DWP announces 2,500-strong team for bank account and home raids benefits crackdown

Secretary of State Mel Stride said 'our comprehensive plan ensures we have the necessary tools to tackle the scourge of benefit fraud'
Secretary of State Mel Stride said 'our comprehensive plan ensures we have the necessary tools to tackle the scourge of benefit fraud' (stock image) -Credit:Getty Images

The Department for Work and Pensions (DWP) has unveiled plans for a team of 2,500 officers to check Universal Credit claims, with measures that could include checking bank accounts for signs of fraud. The DWP has reported savings of £1.3 billion from fraud and error prevention over the past year as part of a crackdown.

Anti-fraud initiatives in the last year have led to the dismantling of a colossal £53.9 million Universal Credit fraud, labelled the largest benefit fraud in UK history. The latest announcement from the DWP set a target to save £9 billion over the next four years.

The DWP is in the process of hiring 2,500 investigators tasked with verifying the accuracy of millions of Universal Credit claims. The Data Protection and Digital Information Bill, currently making its way through Parliament, will help the Department's ability to work alongside third parties, such as banks, to identify claims that may indicate fraud or errors. The legislation will also empower DWP officials to carry out home raids and make arrests.

This will see the DWP working with banks to check the accounts of individuals suspected of fraud, checking for excessive savings and monitoring their transactions. A new civil penalty will be introduced to penalise those who commit fraud, with an investment of £70 million earmarked for advanced data analytics, reports Nottinghamshire Live.

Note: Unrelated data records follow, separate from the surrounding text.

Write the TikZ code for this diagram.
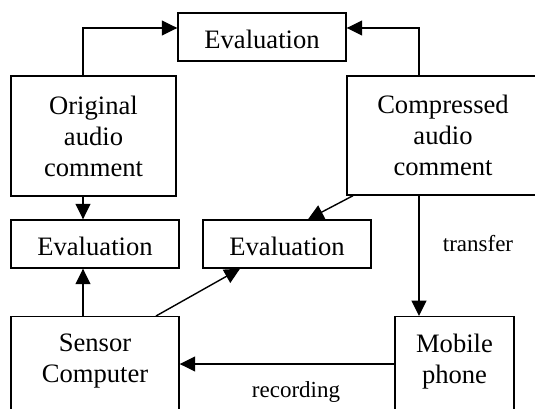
\documentclass[tikz,border=0pt]{standalone}
\usepackage{fontspec}
\setmainfont{Liberation Serif}
\usetikzlibrary{arrows.meta}

\tikzset{
  box/.style={draw, line width=1.4pt, inner sep=0pt, align=center,
    font=\fontsize{26.6}{31}\selectfont},
  evalbox/.style={box, minimum width=168pt, minimum height=48pt,
    text height=23pt, text depth=0pt},
  boxtext/.style={inner sep=0pt, align=center, font=\fontsize{26.6}{31}\selectfont},
  lbl/.style={inner sep=0pt, font=\fontsize{23}{27}\selectfont},
  arr/.style={line width=1.4pt, -{Triangle[length=15.5pt,width=15pt]}},
}

\begin{document}
\begin{tikzpicture}[x=1pt, y=-1pt]
  \useasboundingbox (0,0) rectangle (535,409);
  \clip (0,0) rectangle (535,409);

  % boxes
  \node[evalbox] (evTop) at (262,37) {Evaluation};
  \node[box, minimum width=165pt, minimum height=120pt] (orig) at (93.5,136)
    {Original\\audio\\comment};
  \node[box, minimum width=192pt, minimum height=119pt] (comp) at (443,135.5)
    {Compressed\\audio\\comment};
  \node[evalbox] (evL) at (95,244) {Evaluation};
  \node[evalbox] (evM) at (287,244) {Evaluation};
  \node[box, minimum width=168pt, minimum height=114pt, anchor=north] (sensor) at (95,316) {};
  \node[box, minimum width=119pt, minimum height=114pt, anchor=north] (mobile) at (454.5,316) {};
  \node[boxtext] (sensorText) at (95,361.5) {Sensor\\Computer};
  \node[boxtext] (mobileText) at (454.5,361.4) {Mobile\\phone};

  % connector guides
  \coordinate (colL) at (83,0);
  \coordinate (colR) at (419,0);
  \coordinate (rowTop) at (0,28);
  \coordinate (rowRec) at (0,364);
  \coordinate (cA) at (353,0);
  \coordinate (cB) at (308,0);
  \coordinate (cC) at (156,0);
  \coordinate (cD) at (240,0);

  % connectors
  \draw[arr] (orig.north -| colL) |- (evTop.west |- rowTop);
  \draw[arr] (comp.north -| colR) |- (evTop.east |- rowTop);
  \draw[arr] (orig.south -| colL) -- (evL.north -| colL);
  \draw[arr] (sensor.north -| colL) -- (evL.south -| colL);
  \draw[arr] (comp.south -| cA) -- (evM.north -| cB);
  \draw[arr] (sensor.north -| cC) -- (evM.south -| cD);
  \draw[arr] (comp.south -| colR) -- (mobile.north -| colR);
  \draw[arr] (mobile.west |- rowRec) -- (sensor.east |- rowRec);

  % labels
  \node[lbl] (transferLbl) at (478,244) {transfer};
  \node[lbl] (recordingLbl) at (296,391.7) {recording};
\end{tikzpicture}
\end{document}
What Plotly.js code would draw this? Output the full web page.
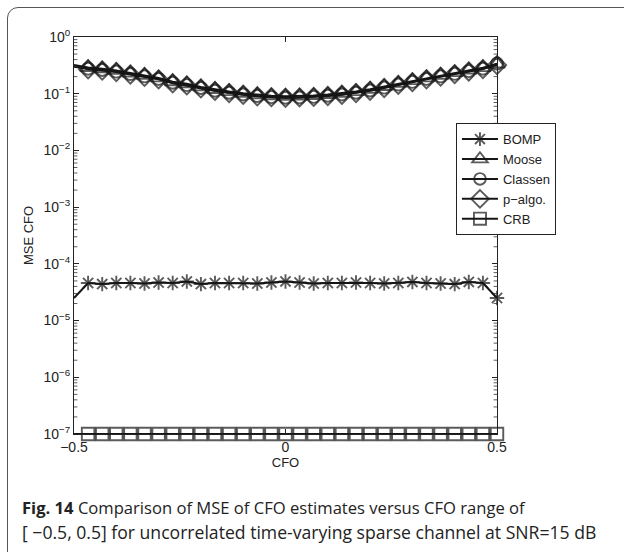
<!DOCTYPE html>
<html>
<head>
<meta charset="utf-8">
<script src="https://cdn.plot.ly/plotly-3.0.1.min.js"></script>
<style>
  html, body { margin:0; padding:0; background:#fff; overflow:hidden; }
  #frame { position:absolute; left:7px; top:7px; width:660px; height:600px;
           border:1.3px solid #555; border-radius:11px; box-sizing:border-box; }
  #chart { position:absolute; left:0; top:0; width:624px; height:552px; }
</style>
</head>
<body>
<div id="frame"></div>
<div id="chart"></div>
<script>
// CFO grid (31 points from -0.5 to 0.5)
const cfo = [-0.5, -0.4667, -0.4333, -0.4, -0.3667, -0.3333, -0.3, -0.2667, -0.2333, -0.2, -0.1667,
             -0.1333, -0.1, -0.0667, -0.0333, 0, 0.0333, 0.0667, 0.1, 0.1333, 0.1667,
             0.2, 0.2333, 0.2667, 0.3, 0.3333, 0.3667, 0.4, 0.4333, 0.4667, 0.5];

const bomp = [2.5e-5, 4.6e-5, 4.4e-5, 4.6e-5, 4.6e-5, 4.5e-5, 4.7e-5, 4.6e-5, 4.9e-5, 4.4e-5, 4.6e-5,
              4.6e-5, 4.6e-5, 4.5e-5, 4.7e-5, 4.9e-5, 4.7e-5, 4.5e-5, 4.6e-5, 4.6e-5, 4.7e-5,
              4.6e-5, 4.5e-5, 4.6e-5, 4.8e-5, 4.6e-5, 4.5e-5, 4.4e-5, 4.8e-5, 4.6e-5, 2.5e-5];

const moose = [0.32, 0.29, 0.275, 0.258, 0.232, 0.212, 0.19, 0.163, 0.15, 0.132, 0.119,
               0.109, 0.102, 0.096, 0.092, 0.09, 0.091, 0.093, 0.097, 0.102, 0.109,
               0.12, 0.134, 0.152, 0.17, 0.19, 0.211, 0.235, 0.262, 0.288, 0.335];

const classen = [0.3, 0.276, 0.262, 0.245, 0.222, 0.202, 0.182, 0.156, 0.142, 0.126, 0.113,
                 0.104, 0.097, 0.091, 0.087, 0.085, 0.086, 0.088, 0.092, 0.097, 0.104,
                 0.114, 0.128, 0.145, 0.162, 0.182, 0.202, 0.224, 0.25, 0.276, 0.34];

const palgo = [0.31, 0.27, 0.256, 0.242, 0.218, 0.198, 0.179, 0.153, 0.14, 0.124, 0.112,
               0.103, 0.096, 0.09, 0.087, 0.085, 0.086, 0.088, 0.091, 0.096, 0.103,
               0.113, 0.126, 0.143, 0.16, 0.18, 0.2, 0.222, 0.247, 0.272, 0.32];

const crb = [1e-7, 1e-7, 1e-7, 1e-7, 1e-7, 1e-7, 1e-7, 1e-7, 1e-7, 1e-7, 1e-7,
             1e-7, 1e-7, 1e-7, 1e-7, 1e-7, 1e-7, 1e-7, 1e-7, 1e-7, 1e-7,
             1e-7, 1e-7, 1e-7, 1e-7, 1e-7, 1e-7, 1e-7, 1e-7, 1e-7, 1e-7];

const seriesNames = ['BOMP', 'Moose', 'Classen', 'p\u2212algo.', 'CRB'];
const xTickVals = [-0.5, 0, 0.5];
const xTickText = ['\u22120.5', '0', '0.5'];
const yTickVals = [1e-7, 1e-6, 1e-5, 1e-4, 1e-3, 1e-2, 1e-1, 1];
const yTickText = ['10<sup>\u22127</sup>', '10<sup>\u22126</sup>', '10<sup>\u22125</sup>', '10<sup>\u22124</sup>',
                   '10<sup>\u22123</sup>', '10<sup>\u22122</sup>', '10<sup>\u22121</sup>', '10<sup>0</sup>'];

// minor log tick positions (2..9 within each decade)
const yMinorVals = [];
for (let e = -7; e < 0; e++) for (let m = 2; m <= 9; m++) yMinorVals.push(m * Math.pow(10, e));

// minor ticks drawn as short inside tick marks on the left and right axis lines
const minorShapes = [];
yMinorVals.forEach(v => {
  minorShapes.push({type: 'line', xref: 'paper', yref: 'y', x0: 0, x1: 0.008, y0: v, y1: v,
                    line: {color: '#333', width: 0.8}});
  minorShapes.push({type: 'line', xref: 'paper', yref: 'y', x0: 0.992, x1: 1, y0: v, y1: v,
                    line: {color: '#333', width: 0.8}});
});

function sizes(n, s) { const a = new Array(n).fill(s); a[0] = 0; return a; }

function mk(y, name, symbol, size) {
  return {
    x: cfo, y: y, name: name, type: 'scatter', mode: 'lines+markers',
    cliponaxis: false,
    line: {color: '#161616', width: 2},
    marker: {symbol: symbol, size: sizes(cfo.length, size), color: '#161616',
             line: {color: '#161616', width: 1.9}}
  };
}

const traces = [
  mk(bomp, seriesNames[0], 'asterisk-open', 12),
  mk(moose, seriesNames[1], 'triangle-up-open', 14),
  mk(classen, seriesNames[2], 'circle-open', 12),
  mk(palgo, seriesNames[3], 'diamond-open', 14),
  mk(crb, seriesNames[4], 'square-open', 12.5)
];

const axFont = {family: 'Liberation Sans, Arial, sans-serif', size: 14, color: '#222'};
const titleFont = {family: 'Liberation Sans, Arial, sans-serif', size: 13, color: '#222'};
const capFont1 = {family: 'Open Sans, Noto Sans, sans-serif', size: 16.6, color: '#222'};
const capFont2 = {family: 'Open Sans, Noto Sans, sans-serif', size: 17.6, color: '#222'};

const layout = {
  width: 624, height: 552,
  margin: {l: 74, r: 127, t: 37, b: 118},
  paper_bgcolor: 'rgba(0,0,0,0)',
  plot_bgcolor: '#fff',
  showlegend: true,
  font: axFont,
  shapes: minorShapes,
  xaxis: {
    range: [-0.5, 0.5], tickvals: xTickVals, ticktext: xTickText,
    ticks: 'inside', ticklen: 5, tickcolor: '#222', showline: true, linecolor: '#222', linewidth: 1,
    mirror: 'ticks', showgrid: false, zeroline: false, tickfont: axFont,
    title: {text: 'CFO', font: titleFont, standoff: 4}
  },
  yaxis: {
    type: 'log', range: [-7, 0], tickmode: 'array', tickvals: yTickVals, ticktext: yTickText,
    ticks: 'inside', ticklen: 5, tickcolor: '#222', showline: true, linecolor: '#222', linewidth: 1,
    mirror: 'ticks', showgrid: false, zeroline: false, tickfont: axFont,
    title: {text: 'MSE CFO', font: titleFont, standoff: 6}
  },
  legend: {
    x: 0.903, y: 0.783, xanchor: 'left', yanchor: 'top',
    bgcolor: '#fff', bordercolor: '#222', borderwidth: 1,
    font: {family: 'Liberation Sans, Arial, sans-serif', size: 13, color: '#222'},
    itemwidth: 36,
    tracegroupgap: 0
  },
  annotations: [
    {xref: 'paper', yref: 'paper', x: -0.128, y: -0.184, xanchor: 'left', yanchor: 'middle',
     showarrow: false, align: 'left', font: capFont1,
     text: '<b>Fig. 14</b> Comparison of MSE of CFO estimates versus CFO range of'},
    {xref: 'paper', yref: 'paper', x: -0.128, y: -0.246, xanchor: 'left', yanchor: 'middle',
     showarrow: false, align: 'left', font: capFont2,
     text: '[ \u22120.5, 0.5] for uncorrelated time-varying sparse channel at SNR=15 dB'}
  ]
};

Plotly.newPlot('chart', traces, layout, {displayModeBar: false, staticPlot: true});
</script>
</body>
</html>
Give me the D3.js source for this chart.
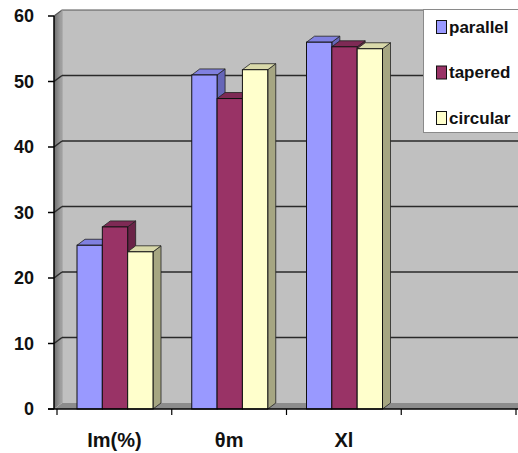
<!DOCTYPE html>
<html>
<head>
<meta charset="utf-8">
<script src="https://cdn.jsdelivr.net/npm/d3@7/dist/d3.min.js"></script>
<style>
  html, body { margin: 0; padding: 0; background: #fff; }
  svg { display: block; }
</style>
</head>
<body>
<script>
// Chart data
const categories = ["Im(%)", "θm", "Xl", ""];
const seriesNames = ["parallel", "tapered", "circular"];
const parallel = [25.0, 51.0, 56.0, null];
const tapered  = [27.8, 47.4, 55.3, null];
const circular = [24.0, 51.8, 55.0, null];
const yTicks = [0, 10, 20, 30, 40, 50, 60];

const seriesValues = [parallel, tapered, circular];
const colors = [
  { front: "#9999FF", top: "#8080E0", side: "#6666B8" },
  { front: "#993366", top: "#7E2A55", side: "#6A2347" },
  { front: "#FFFFCC", top: "#D9D9AA", side: "#A6A682" }
];

const W = 518, H = 453;
const svg = d3.select("body").append("svg").attr("width", W).attr("height", H);

// 3D depth offset of the wall and bars
const dx = 8, dy = 6;
const axisX = 54;

const y = d3.scaleLinear().domain([0, 60]).range([409, 16]);
const x = d3.scaleBand().domain(categories.map((c, i) => i)).range([57, 516]).paddingInner(0).paddingOuter(0);
const xs = d3.scaleBand().domain(seriesNames).range([20, 96]);

const wallLeft = axisX + dx, wallTop = y(60) - dy, wallBottom = y(0) - dy;

// Back wall
svg.append("rect").attr("x", wallLeft).attr("y", wallTop)
  .attr("width", W - wallLeft).attr("height", wallBottom - wallTop)
  .attr("fill", "#C0C0C0");

// Side wall with shading
const defs = svg.append("defs");
const grad = defs.append("linearGradient").attr("id", "sideWall").attr("x1", 0).attr("x2", 1).attr("y1", 0).attr("y2", 0);
grad.append("stop").attr("offset", 0).attr("stop-color", "#6E6E6E");
grad.append("stop").attr("offset", 1).attr("stop-color", "#A8A8A8");
svg.append("path")
  .attr("d", `M${axisX},${y(60)} L${wallLeft},${wallTop} L${wallLeft},${wallBottom} L${axisX},${y(0)} Z`)
  .attr("fill", "url(#sideWall)");

// Floor
svg.append("path")
  .attr("d", `M${axisX},${y(0)} L${wallLeft},${wallBottom} L${W},${wallBottom} L${W},${y(0)} Z`)
  .attr("fill", "#8C8C8C");

// Wall outline
svg.append("path")
  .attr("d", `M${axisX},${y(60)} L${wallLeft},${wallTop} L${W},${wallTop}`)
  .attr("fill", "none").attr("stroke", "#555").attr("stroke-width", 1.2);
svg.append("line").attr("x1", wallLeft).attr("x2", wallLeft).attr("y1", wallTop).attr("y2", wallBottom)
  .attr("stroke", "#9A9A9A").attr("stroke-width", 1);

// Gridlines on back and side walls
const grid = svg.append("g");
yTicks.filter(v => v > 0 && v < 60).forEach(v => {
  grid.append("line").attr("x1", wallLeft).attr("x2", W)
    .attr("y1", y(v) - dy).attr("y2", y(v) - dy)
    .attr("stroke", "#2A2A2A").attr("stroke-width", 1.5);
  grid.append("line").attr("x1", axisX).attr("x2", wallLeft)
    .attr("y1", y(v)).attr("y2", y(v) - dy)
    .attr("stroke", "#2A2A2A").attr("stroke-width", 1.5);
});

// Bars
const bars = svg.append("g");
categories.forEach((c, ci) => {
  seriesValues.forEach((vals, si) => {
    const v = vals[ci];
    if (v == null) return;
    const x0 = x(ci) + xs(seriesNames[si]);
    const w = xs.bandwidth();
    const yt = y(v), yb = y(0);
    const col = colors[si];
    bars.append("path")
      .attr("d", `M${x0 + w},${yt} L${x0 + w + dx},${yt - dy} L${x0 + w + dx},${yb - dy} L${x0 + w},${yb} Z`)
      .attr("fill", col.side).attr("stroke", "#222").attr("stroke-width", 0.8);
    bars.append("path")
      .attr("d", `M${x0},${yt} L${x0 + dx},${yt - dy} L${x0 + w + dx},${yt - dy} L${x0 + w},${yt} Z`)
      .attr("fill", col.top).attr("stroke", "#222").attr("stroke-width", 0.8);
    bars.append("rect").attr("x", x0).attr("y", yt).attr("width", w).attr("height", yb - yt)
      .attr("fill", col.front).attr("stroke", "#111").attr("stroke-width", 1);
  });
});

// Y axis
const yAxis = svg.append("g");
yAxis.append("line").attr("x1", axisX).attr("x2", axisX).attr("y1", y(60)).attr("y2", y(0))
  .attr("stroke", "#000").attr("stroke-width", 1.5);
yTicks.forEach(v => {
  yAxis.append("line").attr("x1", axisX - 6).attr("x2", axisX).attr("y1", y(v)).attr("y2", y(v))
    .attr("stroke", "#000").attr("stroke-width", 1.5);
  yAxis.append("text").attr("x", 34).attr("y", y(v)).attr("dy", "0.35em")
    .attr("text-anchor", "end")
    .attr("font-family", "Liberation Sans, Arial, sans-serif").attr("font-weight", "bold")
    .attr("font-size", 18).attr("fill", "#111").text(v);
});

// X axis
const xAxis = svg.append("g");
xAxis.append("line").attr("x1", axisX - 6).attr("x2", W).attr("y1", y(0)).attr("y2", y(0))
  .attr("stroke", "#000").attr("stroke-width", 1.5);
const bounds = categories.map((c, i) => x(i)).concat([x.range()[1]]);
bounds.forEach(b => {
  xAxis.append("line").attr("x1", b).attr("x2", b).attr("y1", y(0)).attr("y2", y(0) + 6)
    .attr("stroke", "#000").attr("stroke-width", 1.2);
});
categories.forEach((c, i) => {
  xAxis.append("text").attr("x", x(i) + x.bandwidth() / 2).attr("y", 447)
    .attr("text-anchor", "middle")
    .attr("font-family", "Liberation Sans, Arial, sans-serif").attr("font-weight", "bold")
    .attr("font-size", 20).attr("fill", "#111").text(c);
});

// Legend
const legend = svg.append("g");
legend.append("rect").attr("x", 423.5).attr("y", 9.5).attr("width", W - 423).attr("height", 123)
  .attr("fill", "#fff").attr("stroke", "#8A8A8A").attr("stroke-width", 1);
seriesNames.forEach((name, i) => {
  const cy = 27 + i * 45.5;
  legend.append("rect").attr("x", 436.5).attr("y", cy - 6.5).attr("width", 10).attr("height", 13)
    .attr("fill", colors[i].front).attr("stroke", "#111").attr("stroke-width", 1);
  legend.append("text").attr("x", 449).attr("y", cy).attr("dy", "0.35em")
    .attr("font-family", "Liberation Sans, Arial, sans-serif").attr("font-weight", "bold")
    .attr("font-size", 17).attr("fill", "#111").text(name);
});
</script>
</body>
</html>
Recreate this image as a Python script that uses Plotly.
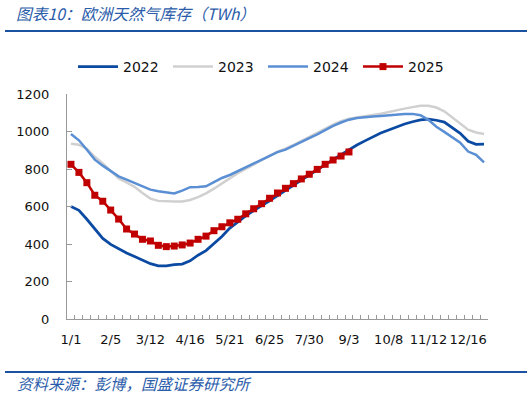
import plotly.graph_objects as go

categories = ["1/1", "1/8", "1/15", "1/22", "1/29", "2/5", "2/12", "2/19", "2/26",
              "3/5", "3/12", "3/19", "3/26", "4/2", "4/9", "4/16", "4/23", "4/30",
              "5/7", "5/14", "5/21", "5/28", "6/4", "6/11", "6/18", "6/25",
              "7/2", "7/9", "7/16", "7/23", "7/30", "8/6", "8/13", "8/20", "8/27",
              "9/3", "9/10", "9/17", "9/24", "10/1", "10/8", "10/15", "10/22", "10/29",
              "11/5", "11/12", "11/19", "11/26", "12/3", "12/10", "12/16", "12/23", "12/30"]
tick_labels = ["1/1", "2/5", "3/12", "4/16", "5/21", "6/25", "7/30", "9/3", "10/8", "11/12", "12/16"]

y2022 = [600, 580, 532, 478, 430, 398, 373, 352, 333, 312, 295, 284, 284, 290, 293, 310,
         340, 365, 400, 440, 485, 518, 550, 578, 603, 630, 658, 686, 714, 740, 768, 796,
         824, 850, 877, 903, 928, 950, 973, 992, 1008, 1025, 1040, 1052, 1062, 1066, 1060,
         1050, 1022, 990, 948, 932, 933]
y2023 = [935, 929, 908, 865, 830, 790, 750, 728, 705, 672, 642, 630, 627, 627, 627, 635,
         650, 670, 695, 722, 750, 778, 800, 822, 848, 870, 893, 908, 928, 950, 972, 995,
         1015, 1037, 1055, 1068, 1075, 1080, 1088, 1095, 1105, 1115, 1122, 1130, 1137, 1137,
         1128, 1108, 1075, 1040, 1010, 995, 987]
y2024 = [987, 953, 903, 850, 818, 788, 761, 743, 724, 707, 690, 681, 676, 670, 685, 703,
         704, 708, 730, 752, 768, 788, 806, 828, 848, 870, 890, 903, 925, 945, 965, 985,
         1008, 1030, 1048, 1063, 1072, 1077, 1080, 1083, 1087, 1090, 1093, 1094, 1087, 1062,
         1025, 998, 970, 940, 893, 876, 835]
y2025 = [825, 782, 727, 660, 628, 581, 533, 480, 453, 425, 416, 393, 386, 389, 395, 405,
         425, 442, 471, 492, 513, 532, 561, 588, 615, 644, 672, 697, 722, 747, 772, 798,
         825, 848, 869, 891]

# plot-area geometry in pixels
L, R, T, B = 67, 488, 94, 319
W, H = R - L, B - T


def px_x(px):
    return (px - L) / W


def px_y(py):
    return (B - py) / H


fig = go.Figure()
fig.add_trace(go.Scatter(x=categories, y=y2022, name="2022", mode="lines",
                         line=dict(color="#0b4aa2", width=2.75)))
fig.add_trace(go.Scatter(x=categories, y=y2023, name="2023", mode="lines",
                         line=dict(color="#d0d0d0", width=2.5)))
fig.add_trace(go.Scatter(x=categories, y=y2024, name="2024", mode="lines",
                         line=dict(color="#5b8fd4", width=2.5)))
fig.add_trace(go.Scatter(x=categories[:len(y2025)], y=y2025, name="2025", mode="lines+markers",
                         line=dict(color="#c00000", width=2.5),
                         marker=dict(symbol="square", size=7, color="#c00000")))

ticktext = [c if c in tick_labels else "" for c in categories]

fig.update_layout(
    width=532, height=397,
    margin=dict(l=L, r=532 - R, t=T, b=397 - B, pad=0, autoexpand=False),
    paper_bgcolor="white", plot_bgcolor="white",
    font=dict(family="DejaVu Sans", size=13, color="#111111"),
    showlegend=True,
    legend=dict(orientation="h", x=px_x(73), xanchor="left", y=px_y(67), yanchor="middle",
                entrywidth=40, entrywidthmode="pixels", itemwidth=40,
                font=dict(size=14, color="#111111"),
                bgcolor="rgba(0,0,0,0)", tracegroupgap=0),
    xaxis=dict(type="category", range=[-0.5, len(categories) - 0.5], autorange=False,
               tickmode="array", tickvals=categories, ticktext=ticktext,
               tickson="boundaries", ticks="inside", ticklen=4, tickcolor="#999999",
               showline=True, linecolor="#999999", linewidth=1, showgrid=False,
               zeroline=False, tickangle=0, ticklabelstandoff=8, automargin=False,
               tickfont=dict(size=13, color="#111111")),
    yaxis=dict(range=[0, 1200], autorange=False, dtick=200, tick0=0, ticks="inside", ticklen=5,
               tickcolor="#999999", showline=True, linecolor="#999999", linewidth=1,
               showgrid=False, zeroline=False, ticklabelstandoff=14, automargin=False,
               tickfont=dict(size=13, color="#111111")),
)

fig.add_annotation(xref="paper", yref="paper", x=px_x(14), y=px_y(14), xanchor="left",
                   yanchor="middle", showarrow=False,
                   text="图表10：欧洲天然气库存（TWh）",
                   font=dict(family="Noto Sans CJK SC", size=15.75, color="#2a5caa", style="italic"))
fig.add_annotation(xref="paper", yref="paper", x=px_x(15), y=px_y(383), xanchor="left",
                   yanchor="middle", showarrow=False,
                   text="资料来源：彭博，国盛证券研究所",
                   font=dict(family="Noto Sans CJK SC", size=15.5, color="#2a5caa", style="italic"))
fig.add_shape(type="line", xref="paper", yref="paper", x0=px_x(5), x1=px_x(527),
              y0=px_y(31), y1=px_y(31), line=dict(color="#1a52a0", width=2))
fig.add_shape(type="line", xref="paper", yref="paper", x0=px_x(5), x1=px_x(527),
              y0=px_y(372), y1=px_y(372), line=dict(color="#1a52a0", width=2))

fig.write_html("out.html", config={"displayModeBar": False},
               post_script="document.body.style.margin='0';")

The DWP said: "These measures will mean those who wish to exploit the natural compassion and generosity of the British people will have nowhere to hide."

'We are scaling up the fight against those stealing from the taxpayer'

The new bill, which allows banks to provide data to investigators, is expected to recover an additional £600 million. This follows the Prime Minister's announcement of major welfare system reforms last month, including a forthcoming bill aimed at confronting benefit fraud directly.

The DWP plans to introduce legislation that will align its investigative powers with those of HMRC for tax purposes, enabling actions such as making arrests and carrying out searches and seizures under warrant. The department also aims to update its information-gathering capabilities to expedite the process of proving or disproving fraud.

Mel Stride, Secretary of State for Work and Pensions, said: "We are scaling up the fight against those stealing from the taxpayer, building on our success in stopping £18 billion going into the wrong hands in 2022-23. With new legal powers, better data and thousands of additional staff, our comprehensive plan ensures we have the necessary tools to tackle the scourge of benefit fraud."

The DWP is recruiting more than 2,500 external agents temporarily for the Targeted Case Review, which aims to detect inaccuracies in Universal Credit claims. When combined with the DWP's internal team, the total number of personnel involved in the review will approach 6,000.

The DWP is also considering a new civil penalty to penalise fraudsters, potentially expanding the range of cases that can receive a penalty when the courts are not prosecuting, and increasing the value of the civil penalty. In addition, changes will be made to Universal Credit including partially automated checks on self-employed income, new online prompts for claimants to re-declare their circumstances (such as if they have moved in with a partner), and increased checks on capital when people claim the benefit to ensure eligibility.

These measures will be supported by advanced data analytics, utilising machine learning, to identify and prevent fraudulent claims. Final decisions on accepting or rejecting any claim will continue to be made by a DWP staff member.

Earnings threshold faces major overhaul

This plan comes as fraud now accounts for nearly 40% of all crime, with just over a quarter of respondents to the 2022 British Social Attitudes Survey stating that it is either 'Not Wrong' or only 'A Bit Wrong' for an unemployed benefit claimant to not report £3,000 from a casual job. Under rules that came into effect today, universal credit claimants working less than 18 hours a week will from Monday be required to seek more work.

In a significant overhaul of the welfare system, the Government is set to increase the administrative earnings threshold from the equivalent of 15 hours to 18 hours at the national living wage for individual claimants. This means that those working less than half of a full-time week will be required to meet with their work coach more frequently to enhance their earnings.

Rishi Sunak's plans to address the UK's so-called 'sick note culture' through a series of welfare reforms have been harshly criticised. They have been described as 'cruel' and part of an 'ongoing onslaught' on the vulnerable.

Stephen Evans, Chief Executive of Learning and Work Institute, commented: "Many disabled people want to work, but don't get enough help to do so either from employers or from the government. Focusing on the sign-off process for sick notes will miss the point without more root and branch reform to widen support.

"Only one in ten out-of-work disabled people get help to find work each year, but two in ten want to work. We need to tackle the employment support gap, help employers to better support people with health conditions and disabilities and look at how they design jobs and recruit, and improve health and other support for disabled people."